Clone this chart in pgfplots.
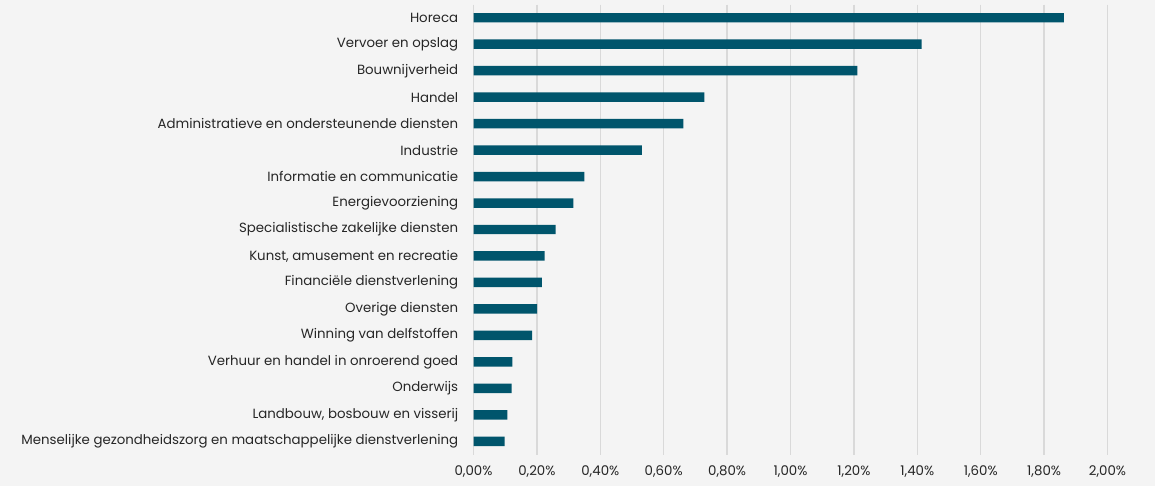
\documentclass[border=0pt]{standalone}
\usepackage{pgfplots}
\pgfplotsset{compat=1.18}
\usepackage{fontspec}
\setmainfont{Poppins}
\definecolor{barc}{RGB}{0,85,108}
\definecolor{bgc}{RGB}{244,244,244}
\definecolor{gridc}{RGB}{217,217,217}
\begin{document}
\begin{tikzpicture}[x=0.75pt,y=0.75pt]
\fill[bgc] (0,0) rectangle (1155,486);
\useasboundingbox (0,0) rectangle (1155,486);
\begin{axis}[
  at={(473.5*0.75pt,31.5*0.75pt)}, anchor=south west,
  scale only axis,
  width=475.5pt, height=337.5pt,
  xbar, bar width=7.1pt,
  xmin=0, xmax=2,
  ymin=-0.5, ymax=16.5,
  y dir=reverse,
  xtick={0,0.2,0.4,0.6,0.8,1,1.2,1.4,1.6,1.8,2},
  xticklabels={{0,00\%},{0,20\%},{0,40\%},{0,60\%},{0,80\%},{1,00\%},{1,20\%},{1,40\%},{1,60\%},{1,80\%},{2,00\%}},
  ytick={0,...,16},
  yticklabels={Horeca,Vervoer en opslag,Bouwnijverheid,Handel,Administratieve en ondersteunende diensten,Industrie,Informatie en communicatie,Energievoorziening,Specialistische zakelijke diensten,{Kunst, amusement en recreatie},Financiële dienstverlening,Overige diensten,Winning van delfstoffen,Verhuur en handel in onroerend goed,Onderwijs,{Landbouw, bosbouw en visserij},Menselijke gezondheidszorg en maatschappelijke dienstverlening},
  xmajorgrids, ymajorgrids=false,
  major grid style={draw=gridc, line width=1pt},
  axis line style={draw=none},
  major tick length=0pt,
  tick style={draw=none},
  ticklabel style={font=\fontsize{10}{12}\selectfont, text=black!85},
  xticklabel style={yshift=-5pt},
  yticklabel style={xshift=-8pt},
]
\addplot[fill=barc, draw=none] coordinates {
(1.862,0) (1.414,1) (1.211,2) (0.728,3) (0.662,4) (0.531,5) (0.350,6) (0.315,7) (0.259,8) (0.224,9) (0.216,10) (0.201,11) (0.185,12) (0.123,13) (0.120,14) (0.107,15) (0.098,16)
};
\end{axis}
\end{tikzpicture}
\end{document}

-------------------------

* Instruction *
Transcribe all the lines above exactly, apart from the pictures.

* Answer for the task *
Clone this chart in pgfplots.
\documentclass[border=0pt]{standalone}
\usepackage{pgfplots}
\pgfplotsset{compat=1.18}
\usepackage{fontspec}
\setmainfont{Poppins}
\definecolor{barc}{RGB}{0,85,108}
\definecolor{bgc}{RGB}{244,244,244}
\definecolor{gridc}{RGB}{217,217,217}
\begin{document}
\begin{tikzpicture}[x=0.75pt,y=0.75pt]
\fill[bgc] (0,0) rectangle (1155,486);
\useasboundingbox (0,0) rectangle (1155,486);
\begin{axis}[
  at={(473.5*0.75pt,31.5*0.75pt)}, anchor=south west,
  scale only axis,
  width=475.5pt, height=337.5pt,
  xbar, bar width=7.1pt,
  xmin=0, xmax=2,
  ymin=-0.5, ymax=16.5,
  y dir=reverse,
  xtick={0,0.2,0.4,0.6,0.8,1,1.2,1.4,1.6,1.8,2},
  xticklabels={{0,00\%},{0,20\%},{0,40\%},{0,60\%},{0,80\%},{1,00\%},{1,20\%},{1,40\%},{1,60\%},{1,80\%},{2,00\%}},
  ytick={0,...,16},
  yticklabels={Horeca,Vervoer en opslag,Bouwnijverheid,Handel,Administratieve en ondersteunende diensten,Industrie,Informatie en communicatie,Energievoorziening,Specialistische zakelijke diensten,{Kunst, amusement en recreatie},Financiële dienstverlening,Overige diensten,Winning van delfstoffen,Verhuur en handel in onroerend goed,Onderwijs,{Landbouw, bosbouw en visserij},Menselijke gezondheidszorg en maatschappelijke dienstverlening},
  xmajorgrids, ymajorgrids=false,
  major grid style={draw=gridc, line width=1pt},
  axis line style={draw=none},
  major tick length=0pt,
  tick style={draw=none},
  ticklabel style={font=\fontsize{10}{12}\selectfont, text=black!85},
  xticklabel style={yshift=-5pt},
  yticklabel style={xshift=-8pt},
]
\addplot[fill=barc, draw=none] coordinates {
(1.862,0) (1.414,1) (1.211,2) (0.728,3) (0.662,4) (0.531,5) (0.350,6) (0.315,7) (0.259,8) (0.224,9) (0.216,10) (0.201,11) (0.185,12) (0.123,13) (0.120,14) (0.107,15) (0.098,16)
};
\end{axis}
\end{tikzpicture}
\end{document}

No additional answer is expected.